Lonmin cash flow positive helped by rand slide

Ben Magara, CEO, Lonmin

[miningmx.com] – LONMIN was cash flow positive after capital expenditure owing to the depreciation of the rand, cost-cutting and the slight improvement in the dollar price of the platinum price, said the group’s CEO, Ben Magara.

“I never thought I would celebrate $920/oz platinum price but at the exchange rate, Lonmin is cash flow positive after capex,” said Ben Magara. The platinum price was at about $850/oz at the beginning of 2015.

“We are marginally positive. Not all of that is from the rand, but the rand has been helpful. As for the platinum price, it has moved up from $824 to $920/oz. One swallow does not make a summer, but the signs are good,” he said.

Analysts believed that based on the firm’s December quarter operating figures, Lonmin had negative free cash flow of an estimated $120m of which about $100m was related to a pipeline restock which would be subsequently unwound.
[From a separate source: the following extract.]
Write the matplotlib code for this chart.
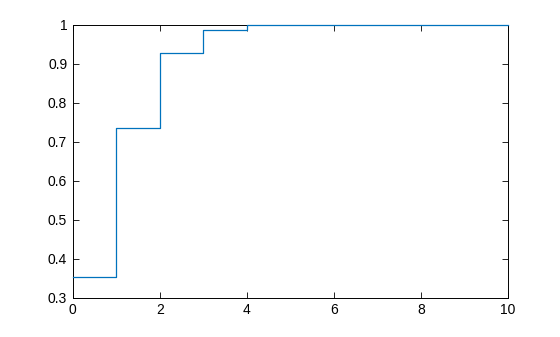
import matplotlib
matplotlib.use('Agg')
import matplotlib.pyplot as plt
from matplotlib.ticker import FormatStrFormatter

plt.rcParams['font.family'] = ['Liberation Sans', 'DejaVu Sans']

# cumulative values
x = [0, 1, 2, 3, 4, 5, 6, 7, 8, 9, 10]
cdf = [0.353, 0.736, 0.929, 0.986, 1.0, 1.0, 1.0, 1.0, 1.0, 1.0, 1.0]

fig = plt.figure(figsize=(5.6, 3.37), dpi=100)
ax = fig.add_axes([0.13, 0.116, 0.777, 0.81])
ax.step(x, cdf, where='post', color='#0072BD', linewidth=0.9, clip_on=False, zorder=5)

ax.set_xlim(0, 10)
ax.set_ylim(0.3, 1)
ax.set_xticks([0, 2, 4, 6, 8, 10])
ax.set_yticks([0.3, 0.4, 0.5, 0.6, 0.7, 0.8, 0.9, 1.0])
ax.yaxis.set_major_formatter(FormatStrFormatter('%g'))
ax.tick_params(direction='in', top=True, right=True, length=4, width=0.6,
               labelsize=10, pad=4)
for s in ax.spines.values():
    s.set_linewidth(0.7)

fig.savefig('out.png', dpi=100)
Magara also said that all 6,000 of the planned retrenchments, as set down in a restructuring last year, had been completed. “All 6,000 gone and finished without any industrial action. It was tough, but think it was crucial to save the goose,” he said.

In December, Lonmin completed a $400m rights offer based on a new business plan in which it would reverse losses, even at the current dollar platinum price lows of the time. The offer was not well supported, however.
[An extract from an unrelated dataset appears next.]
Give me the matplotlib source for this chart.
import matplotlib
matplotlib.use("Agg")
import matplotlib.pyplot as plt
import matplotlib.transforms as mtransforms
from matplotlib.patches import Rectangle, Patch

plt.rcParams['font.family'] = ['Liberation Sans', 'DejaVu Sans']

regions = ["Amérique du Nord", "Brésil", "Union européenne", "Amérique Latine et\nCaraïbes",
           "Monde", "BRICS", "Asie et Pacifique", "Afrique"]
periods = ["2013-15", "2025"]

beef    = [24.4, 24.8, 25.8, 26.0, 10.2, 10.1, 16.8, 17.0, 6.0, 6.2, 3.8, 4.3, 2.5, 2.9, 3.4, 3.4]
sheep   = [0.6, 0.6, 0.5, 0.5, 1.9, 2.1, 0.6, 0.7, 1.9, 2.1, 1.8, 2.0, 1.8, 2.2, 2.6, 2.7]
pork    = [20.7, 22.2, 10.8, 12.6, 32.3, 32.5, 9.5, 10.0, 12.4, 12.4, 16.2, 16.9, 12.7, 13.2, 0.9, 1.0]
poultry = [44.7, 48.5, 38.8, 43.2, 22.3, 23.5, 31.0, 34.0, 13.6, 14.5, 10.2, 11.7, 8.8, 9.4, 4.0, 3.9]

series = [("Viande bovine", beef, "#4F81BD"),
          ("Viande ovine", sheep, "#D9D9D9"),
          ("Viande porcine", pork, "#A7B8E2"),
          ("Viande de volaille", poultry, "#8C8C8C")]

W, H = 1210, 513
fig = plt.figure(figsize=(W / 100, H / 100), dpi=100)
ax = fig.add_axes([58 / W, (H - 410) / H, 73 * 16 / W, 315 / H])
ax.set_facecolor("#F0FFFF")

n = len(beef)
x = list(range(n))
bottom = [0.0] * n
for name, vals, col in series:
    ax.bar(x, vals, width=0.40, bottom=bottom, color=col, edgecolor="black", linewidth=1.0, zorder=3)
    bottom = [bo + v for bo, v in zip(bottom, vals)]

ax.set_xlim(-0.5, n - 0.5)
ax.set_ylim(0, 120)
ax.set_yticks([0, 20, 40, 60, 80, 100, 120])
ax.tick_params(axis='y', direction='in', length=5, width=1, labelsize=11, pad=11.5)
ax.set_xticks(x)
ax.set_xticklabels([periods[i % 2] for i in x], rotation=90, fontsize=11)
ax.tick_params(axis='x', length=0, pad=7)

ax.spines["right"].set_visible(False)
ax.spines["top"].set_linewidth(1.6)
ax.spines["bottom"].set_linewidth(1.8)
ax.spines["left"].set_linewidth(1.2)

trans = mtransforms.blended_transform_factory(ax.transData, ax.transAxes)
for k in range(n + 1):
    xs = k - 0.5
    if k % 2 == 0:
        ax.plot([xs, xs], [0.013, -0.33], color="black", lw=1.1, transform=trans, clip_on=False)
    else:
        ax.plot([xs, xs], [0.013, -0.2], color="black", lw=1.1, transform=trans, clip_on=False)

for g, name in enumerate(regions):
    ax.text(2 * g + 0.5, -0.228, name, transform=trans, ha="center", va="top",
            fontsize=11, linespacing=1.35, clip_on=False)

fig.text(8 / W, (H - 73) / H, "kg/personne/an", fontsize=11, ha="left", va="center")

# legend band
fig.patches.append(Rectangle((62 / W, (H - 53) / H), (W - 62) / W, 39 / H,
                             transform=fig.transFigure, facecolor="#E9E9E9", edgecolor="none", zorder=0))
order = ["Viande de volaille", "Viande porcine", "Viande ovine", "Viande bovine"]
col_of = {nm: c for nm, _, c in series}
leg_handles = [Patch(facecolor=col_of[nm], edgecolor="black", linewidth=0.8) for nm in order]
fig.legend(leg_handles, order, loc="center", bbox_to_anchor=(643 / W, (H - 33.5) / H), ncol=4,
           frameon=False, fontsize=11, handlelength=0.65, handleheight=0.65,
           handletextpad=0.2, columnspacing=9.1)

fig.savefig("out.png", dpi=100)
Analsyts were critical of Lonmin’s efforts to stay alive saying that its business plan was not likely to succeed. In the end, South Africa’s state-owned pension, the Public Investment Corporation underwrote part of the issue taking its stake in the platinum business to 29.99%.

Magara was equally critical of the people who thought the company should simply go into liquidation. “Do they think that shareholders can force a company to stop operating,” he said of the fact that Lonmin’s lenders were always likely to step in and save the company. Lonmin employed about 34,000 people prior to its restructuring.

Magara said there was no change to production forecast for the year of 700,000 oz of platinum group metals and capital expenditure of about $132m.